Gwendal Poullennec, the head of the Michelin guide, defended the move by insisting stars were not “inherited” and “must be earned every year”.

“We obviously understand the emotion that the loss of a star can provoke, but there is no exceptional treatment,” he told Agence France-Presse.

Auberge du Pont de Collonges had held three stars since 1965.

The new guide, which received a relatively low-key launch in Paris, contains 3,439 restaurant listings in France and Monaco, 628 of them starred. New three-star ratings went to Christopher Coutanceau, who has a seafood restaurant in La Rochelle, Kei Kobayashi, the Japanese-born chef at Kei restaurant in Paris, and L’Oustau de Baumanière, a family restaurant at Les-baux-de-Provence that lost its third star in 1954.

There were 11 restaurants given two stars for the first time and 49 new one-star restaurants.

The star ranking for restaurants was introduced in 1931. One for “high quality” cooking, two for “excellent”, and three for “exceptional cuisine”.

Michelin’s turbulent last 12 months followed its downgrading of three of its three-star restaurants in the 2019 guide: Auberge de l’Ill in Alsace, which had boasted three stars for half a century, the Parisian restaurant l’Astrance and – most controversially – Marc Veyrat’s Alpine restaurant La Maison des Bois, which had been given a third star just a year previously.

Veyrat sued the guide after he said one of its inspectors made the “profoundly offensive” suggestion that he had used British cheese in a soufflé and demanded to see the inspector’s notes. He lost the case to Michelin, who called Veyrat a “narcissistic diva”.

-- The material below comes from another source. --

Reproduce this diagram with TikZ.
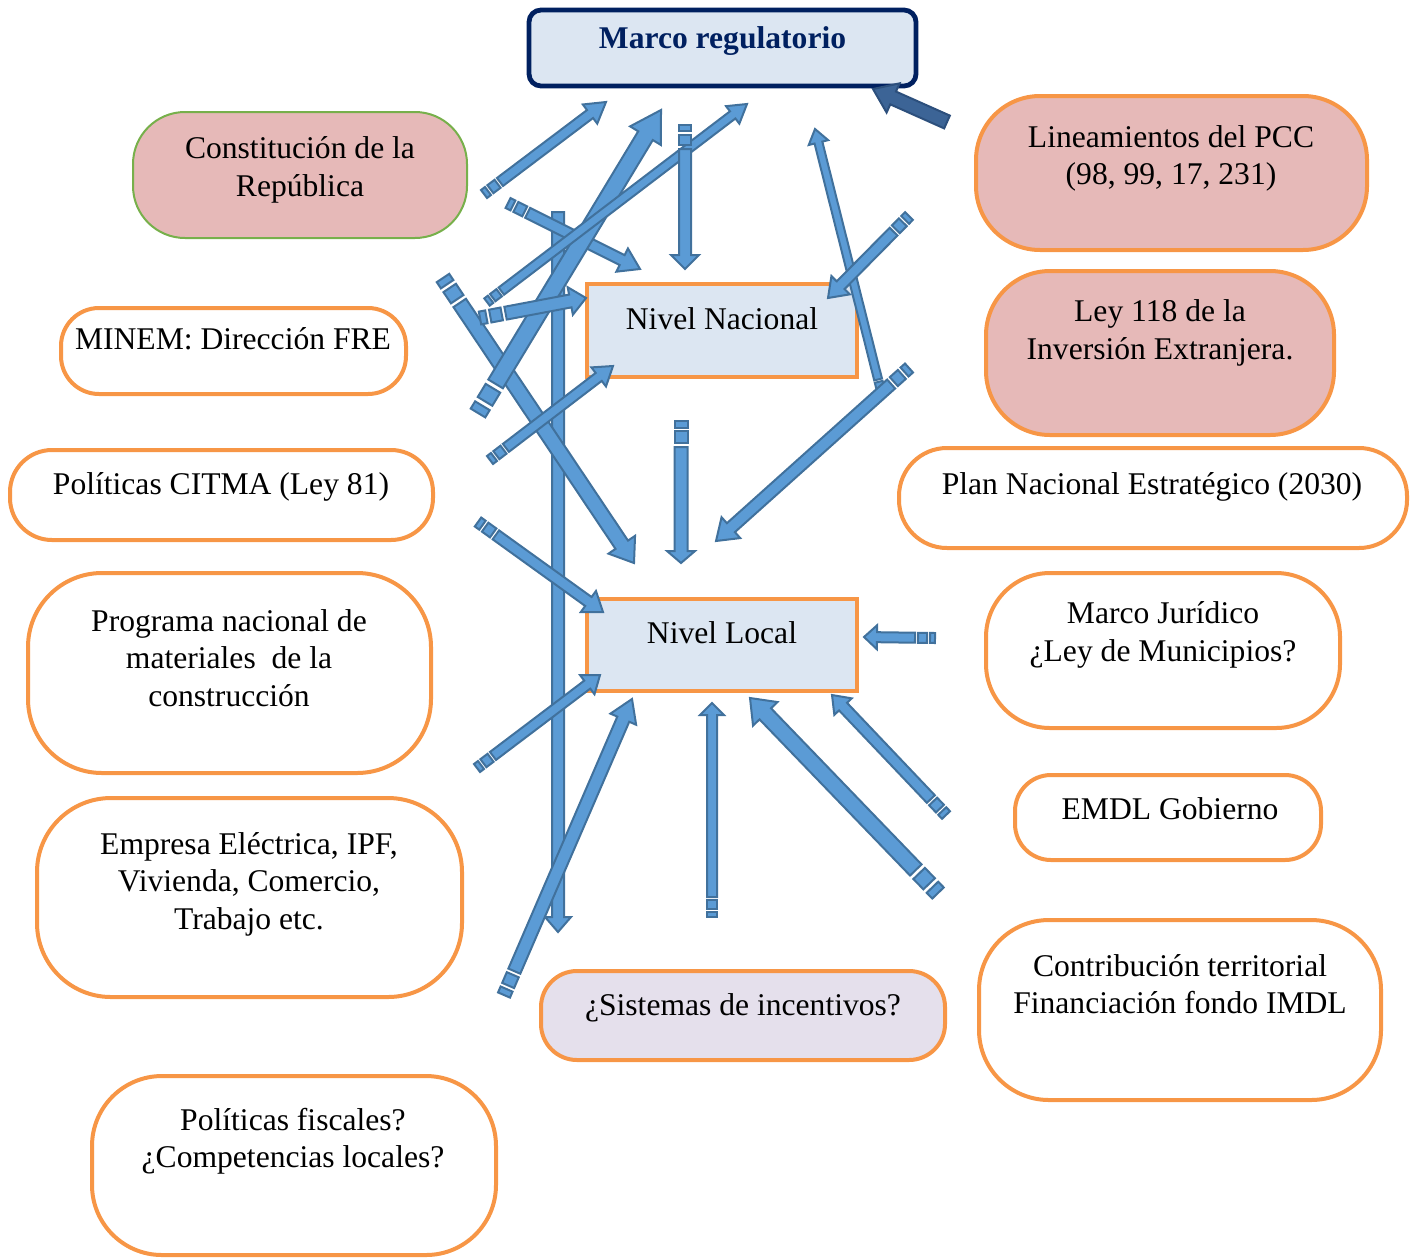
\documentclass[tikz,border=0pt]{standalone}
\usepackage{fontspec}
\setmainfont{Liberation Serif}
\usetikzlibrary{calc}

\definecolor{navy}{HTML}{002060}
\definecolor{paleblue}{HTML}{DCE6F2}
\definecolor{rosefill}{HTML}{E6B9B8}
\definecolor{orangeline}{HTML}{F79646}
\definecolor{greenline}{HTML}{77B04B}
\definecolor{lavender}{HTML}{E5E0EC}
\definecolor{arrfill}{HTML}{5B9BD5}
\definecolor{arrline}{HTML}{41719C}
\definecolor{darkfill}{HTML}{3C6496}
\definecolor{darkline}{HTML}{2C4F7C}

% block arrow: tail, tip, shaft width, head width, head length (px), striped tail 1/0
\newcommand{\blockarrow}[7][]{%
  \pgfmathsetmacro\baW{#4*0.25}%
  \pgfmathsetmacro\baH{#5*0.25}%
  \pgfmathsetmacro\baL{#6*0.5}%
  \pgfmathsetmacro\baS{#7*1.0*#4}%
  \coordinate (ba0) at ($(#2)!\baS pt!(#3)$);
  \coordinate (ba1) at ($(#3)!\baL pt!(#2)$);
  \filldraw[blockarr,#1] ($(ba0)!\baW pt!90:(#3)$) -- ($(ba1)!\baW pt!90:(#3)$)
    -- ($(ba1)!\baH pt!90:(#3)$) -- (#3) -- ($(ba1)!\baH pt!-90:(#3)$)
    -- ($(ba1)!\baW pt!-90:(#3)$) -- ($(ba0)!\baW pt!-90:(#3)$) -- cycle;
  \ifnum#7=1\relax
    \pgfmathsetmacro\baA{#4*0.25}\pgfmathsetmacro\baB{#4*0.4}\pgfmathsetmacro\baC{#4*0.85}%
    \coordinate (ba2) at ($(#2)!\baA pt!(#3)$);
    \coordinate (ba3) at ($(#2)!\baB pt!(#3)$);
    \coordinate (ba4) at ($(#2)!\baC pt!(#3)$);
    \filldraw[blockarr,#1] ($(#2)!\baW pt!90:(#3)$) -- ($(ba2)!\baW pt!90:(#3)$)
      -- ($(ba2)!\baW pt!-90:(#3)$) -- ($(#2)!\baW pt!-90:(#3)$) -- cycle;
    \filldraw[blockarr,#1] ($(ba3)!\baW pt!90:(#3)$) -- ($(ba4)!\baW pt!90:(#3)$)
      -- ($(ba4)!\baW pt!-90:(#3)$) -- ($(ba3)!\baW pt!-90:(#3)$) -- cycle;
  \fi
}

\begin{document}
\begin{tikzpicture}[x=0.5pt, y=-0.5pt,
    panel/.style={draw, inner sep=0pt, line width=2pt},
    txt/.style={align=center, inner sep=0pt, font=\fontsize{15.8}{18.75}\selectfont},
    blockarr/.style={fill=arrfill, draw=arrline, line width=1pt, line join=miter},
    darkarr/.style={fill=darkfill, draw=darkline}]
	\useasboundingbox (0,0) rectangle (1416,1258);

	\node[panel, draw=navy, line width=2.4pt, fill=paleblue, rounded corners=6pt, minimum width=193.5pt, minimum height=38pt] (marco) at (722.5,48) {};
	\node[panel, draw=greenline, line width=1pt, fill=rosefill, rounded corners=26pt, minimum width=167pt, minimum height=63pt] (constitucion) at (300,175) {};
	\node[panel, draw=orangeline, fill=rosefill, rounded corners=32pt, minimum width=195.5pt, minimum height=77pt] (lineamientos) at (1171.5,173) {};
	\node[panel, draw=orangeline, fill=rosefill, rounded corners=32pt, minimum width=174pt, minimum height=82pt] (ley) at (1160,353) {};
	\node[panel, draw=orangeline, fill=white, rounded corners=19pt, minimum width=172.5pt, minimum height=43pt] (minem) at (233.5,351) {};
	\node[panel, draw=orangeline, fill=white, rounded corners=21pt, minimum width=211.5pt, minimum height=45pt] (citma) at (221.5,495) {};
	\node[panel, draw=orangeline, fill=white, rounded corners=37pt, minimum width=201.5pt, minimum height=100pt] (programa) at (229.5,673) {};
	\node[panel, draw=orangeline, fill=white, rounded corners=37pt, minimum width=212.5pt, minimum height=99.5pt] (empresa) at (249.5,897.5) {};
	\node[panel, draw=orangeline, fill=white, rounded corners=35pt, minimum width=202pt, minimum height=89.5pt] (fiscales) at (294,1165.5) {};
	\node[panel, draw=orangeline, fill=white, rounded corners=24pt, minimum width=254pt, minimum height=50pt] (plan) at (1153,498) {};
	\node[panel, draw=orangeline, fill=white, rounded corners=32pt, minimum width=177pt, minimum height=77.5pt] (juridico) at (1163,650.5) {};
	\node[panel, draw=orangeline, fill=white, rounded corners=18pt, minimum width=153pt, minimum height=42.5pt] (emdl) at (1168,817.5) {};
	\node[panel, draw=orangeline, fill=white, rounded corners=35pt, minimum width=201pt, minimum height=90pt] (contribucion) at (1180,1010) {};
	\node[panel, draw=orangeline, fill=lavender, rounded corners=18pt, minimum width=202pt, minimum height=44.5pt] (incentivos) at (743,1015.5) {};
	\node[panel, draw=orangeline, fill=paleblue, minimum width=135pt, minimum height=46.5pt] (nacional) at (722,330.5) {};
	\node[panel, draw=orangeline, fill=paleblue, minimum width=135pt, minimum height=46pt] (local) at (722,645) {};

	\node[txt, text=navy, font=\fontsize{15.8}{18.75}\selectfont\bfseries] (marco-t) at (722.5,41) {Marco regulatorio};
	\node[txt] (constitucion-t) at (300,170) {Constitución de la\\República};
	\node[txt] (lineamientos-t) at (1171,158.5) {Lineamientos del PCC\\(98, 99, 17, 231)};
	\node[txt] (ley-t) at (1160,333) {Ley 118 de la\\Inversión Extranjera.};
	\node[txt] (minem-t) at (233,339) {MINEM: Dirección FRE};
	\node[txt] (citma-t) at (221,487) {Políticas CITMA (Ley 81)};
	\node[txt] (programa-t) at (229,658) {Programa nacional de\\materiales\ \ de la\\construcción};
	\node[txt] (empresa-t) at (249,884) {Empresa Eléctrica, IPF,\\Vivienda, Comercio,\\Trabajo etc.};
	\node[txt] (fiscales-t) at (293,1141) {Políticas fiscales?\\¿Competencias locales?};
	\node[txt] (plan-t) at (1152,487) {Plan Nacional Estratégico (2030)};
	\node[txt] (juridico-t) at (1163,635) {Marco Jurídico\\¿Ley de Municipios?};
	\node[txt] (emdl-t) at (1170,809) {EMDL Gobierno};
	\node[txt] (contribucion-t) at (1180,984) {Contribución territorial\\Financiación fondo IMDL};
	\node[txt] (incentivos-t) at (743,1008) {¿Sistemas de incentivos?};
	\node[txt] (nacional-t) at (722,319) {Nivel Nacional};
	\node[txt] (local-t) at (722,633) {Nivel Local};

	\coordinate (a1s) at (484,194);  \coordinate (a1e) at (606,102);
	\coordinate (a2s) at (478,413);  \coordinate (a2e) at (661,110);
	\coordinate (a3s) at (487,302);  \coordinate (a3e) at (747,104);
	\coordinate (a4s) at (508,203);  \coordinate (a4e) at (640,269);
	\coordinate (a5s) at (685,125);  \coordinate (a5e) at (685,269);
	\coordinate (a6s) at (480,318);  \coordinate (a6e) at (586,298);
	\coordinate (a7s) at (443,278);  \coordinate (a7e) at (634,563);
	\coordinate (a8s) at (558,212);  \coordinate (a8e) at (558,932);
	\coordinate (a9s) at (490,460);  \coordinate (a9e) at (613,366);
	\coordinate (a10s) at (478,522); \coordinate (a10e) at (603,612);
	\coordinate (a11s) at (935,638); \coordinate (a11e) at (864,637);
	\coordinate (a12s) at (477,768); \coordinate (a12e) at (600,675);
	\coordinate (a13s) at (504,995); \coordinate (a13e) at (632,699);
	\coordinate (a14s) at (712,917); \coordinate (a14e) at (712,703);
	\coordinate (a15s) at (938,893); \coordinate (a15e) at (750,698);
	\coordinate (a16s) at (946,815); \coordinate (a16e) at (832,695);
	\coordinate (a17s) at (947,122); \coordinate (a17e) at (873,89);
	\coordinate (a18s) at (882,395); \coordinate (a18e) at (815,129);
	\coordinate (a19s) at (909,216); \coordinate (a19e) at (828,298);
	\coordinate (a20s) at (909,368); \coordinate (a20e) at (716,541);
	\coordinate (a21s) at (681,421); \coordinate (a21e) at (681,563);

	\blockarrow{a8s}{a8e}{12}{26}{15}{0}
	\blockarrow{a1s}{a1e}{10}{24}{20}{1}
	\blockarrow{a4s}{a4e}{11}{26}{20}{1}
	\blockarrow{a7s}{a7e}{15}{32}{22}{1}
	\blockarrow{a2s}{a2e}{17}{36}{30}{1}
	\blockarrow{a3s}{a3e}{9}{22}{18}{1}
	\blockarrow{a5s}{a5e}{12}{28}{14}{1}
	\blockarrow{a6s}{a6e}{13}{28}{16}{1}
	\blockarrow{a9s}{a9e}{10}{24}{18}{1}
	\blockarrow{a10s}{a10e}{11}{26}{18}{1}
	\blockarrow{a11s}{a11e}{10}{24}{13}{1}
	\blockarrow{a12s}{a12e}{10}{24}{16}{1}
	\blockarrow{a13s}{a13e}{13}{28}{22}{1}
	\blockarrow{a14s}{a14e}{10}{24}{12}{1}
	\blockarrow{a15s}{a15e}{16}{34}{22}{1}
	\blockarrow{a16s}{a16e}{11}{24}{16}{1}
	\blockarrow[darkarr]{a17s}{a17e}{14}{32}{22}{0}
	\blockarrow{a18s}{a18e}{8}{20}{14}{1}
	\blockarrow{a19s}{a19e}{11}{26}{18}{1}
	\blockarrow{a20s}{a20e}{12}{28}{20}{1}
	\blockarrow{a21s}{a21e}{13}{28}{12}{1}
\end{tikzpicture}
\end{document}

The guide was started 120 years ago by the tyre company founders André and Édouard Michelin, who published a travel book to encourage motorists to explore more of France. The first run of 35,000 copies including maps, advice on changing tyres, a list of petrol stations, garages and hotels, quickly sold out and similar guides were produced for Belgium, Germany, Portugal and Spain.

Today, of the 30,000 restaurants listed, only 130 have the highest three-star ranking but a handful of French restaurant owners have in recent years given up their three stars, saying the pressure and cost of maintaining top-level kitchens is too onerous.

For some it is literally a matter of life and death. In 2003, the celebrated three-star chef Bernard Loiseau shot himself after rumours his Burgundy restaurant was about to lose a star.

Critics also argue that fewer and fewer diners are willing to spend a fortune on a meal.

“Good gastronomy shines way outside our own borders. It is part of the art de vivre of which we are so proud,” Poullennec said at the launch. “Our inspectors regularly eat your dishes which gives our stars a real value.”

Since 2005, the Michelin guide has produced editions for New York, San Francisco, Las Vegas, Los Angeles and Tokyo, in English and Japanese. The company says more than 30m Michelin Guides have been sold worldwide.